Republican Rep. Jason Lewis, who lost his re-election bid last week to Democrat Angie Craig, said Monday in a Wall Street Journal opinion column that the late U.S. Sen. John McCain, R-Ariz., is responsible for GOP losses.
Lewis singled out McCain's vote against a bill that would have repealed the Affordable Care Act's individual mandate on July 28, 2017, for voters' decision to return control of the U.S. House of Representatives to Democrats.
"McCain's last-minute decision prompted a 'green wave' of liberal special-interest money, which was used to propagate false claims that the House plan 'gutted coverage for people with pre-existing conditions,' " Lewis wrote.

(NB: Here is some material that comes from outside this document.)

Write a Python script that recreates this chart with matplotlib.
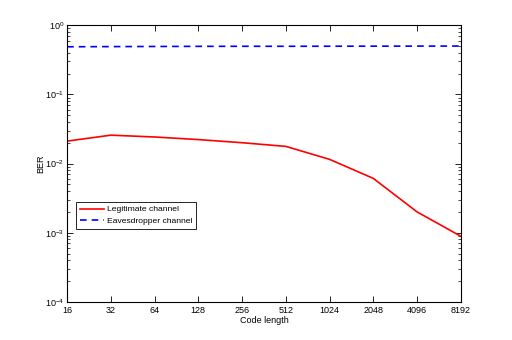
import matplotlib.pyplot as plt
from matplotlib.ticker import FixedLocator, NullFormatter, LogLocator

code_length = [16, 32, 64, 128, 256, 512, 1024, 2048, 4096, 8192]
ber_legit = [0.0211, 0.0257, 0.0242, 0.0222, 0.0200, 0.0177, 0.0115, 0.0061, 0.0020, 0.00089]
ber_eaves = [0.487, 0.490, 0.492, 0.494, 0.495, 0.495, 0.496, 0.497, 0.498, 0.499]

plt.rcParams['font.family'] = ['Liberation Sans', 'DejaVu Sans']
plt.rcParams['font.size'] = 6.5

fig = plt.figure(figsize=(5.12, 3.4), dpi=100)
ax = fig.add_axes([0.131, 0.112, 0.769, 0.814])

ax.plot(code_length, ber_legit, color='#ff0000', lw=1.2, label='Legitimate channel')
ax.plot(code_length, ber_eaves, color='#0000ff', lw=1.2, ls=(0, (4, 3)), label='Eavesdropper channel')

ax.set_xscale('log', base=2)
ax.set_yscale('log')
ax.set_xlim(16, 8192)
ax.set_ylim(1e-4, 1)
ax.xaxis.set_major_locator(FixedLocator(code_length))
ax.xaxis.set_minor_formatter(NullFormatter())
ax.set_xticklabels([str(c) for c in code_length])
ax.yaxis.set_major_locator(LogLocator(base=10, numticks=10))
ax.yaxis.set_minor_locator(LogLocator(base=10, subs=range(2, 10), numticks=10))

ax.tick_params(which='both', direction='in', top=True, right=True)
ax.tick_params(axis='x', pad=3)
ax.tick_params(axis='y', pad=2)
ax.tick_params(which='major', length=4, width=0.6)
ax.tick_params(which='minor', length=2, width=0.5)
for s in ax.spines.values():
    s.set_linewidth(0.8)

ax.set_xlabel('Code length', labelpad=1)
ax.set_ylabel('BER', labelpad=0)

leg = ax.legend(loc='upper left', bbox_to_anchor=(0.022, 0.362), fancybox=False,
                edgecolor='black', framealpha=1, handlelength=2.9, handletextpad=0.35,
                borderpad=0.45, labelspacing=0.4, borderaxespad=0, fontsize=6.1)
leg.get_frame().set_linewidth(0.6)

fig.savefig('out.png', dpi=100)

"That line of attack was the Democrats' most potent attack in the midterms. It was endlessly repeated by overt partisans in the media," he added.
He singled out reports, including one in the Star Tribune, that said Republicans wanted to change the law so that insurers could consider sexual assaults and pregnancy as pre-existing conditions.
Nothing in the Republicans' American Health Care Act, Lewis wrote, would have limited coverage for people with pre-existing conditions.
McCain's vote was punctuated by a dramatic thumbs-down gesture, drawing gasps from Democratic senators. It was one of his final votes. He died Aug. 25 after battling a brain tumor. He was 81.
Lewis, a House freshman, lost to Craig in a rematch of their 2016 Second Congressional District race, 47 to 53 percent. During the campaign, he often spoke of his opposition to the ACA, which was enacted under former Democratic President Barack Obama.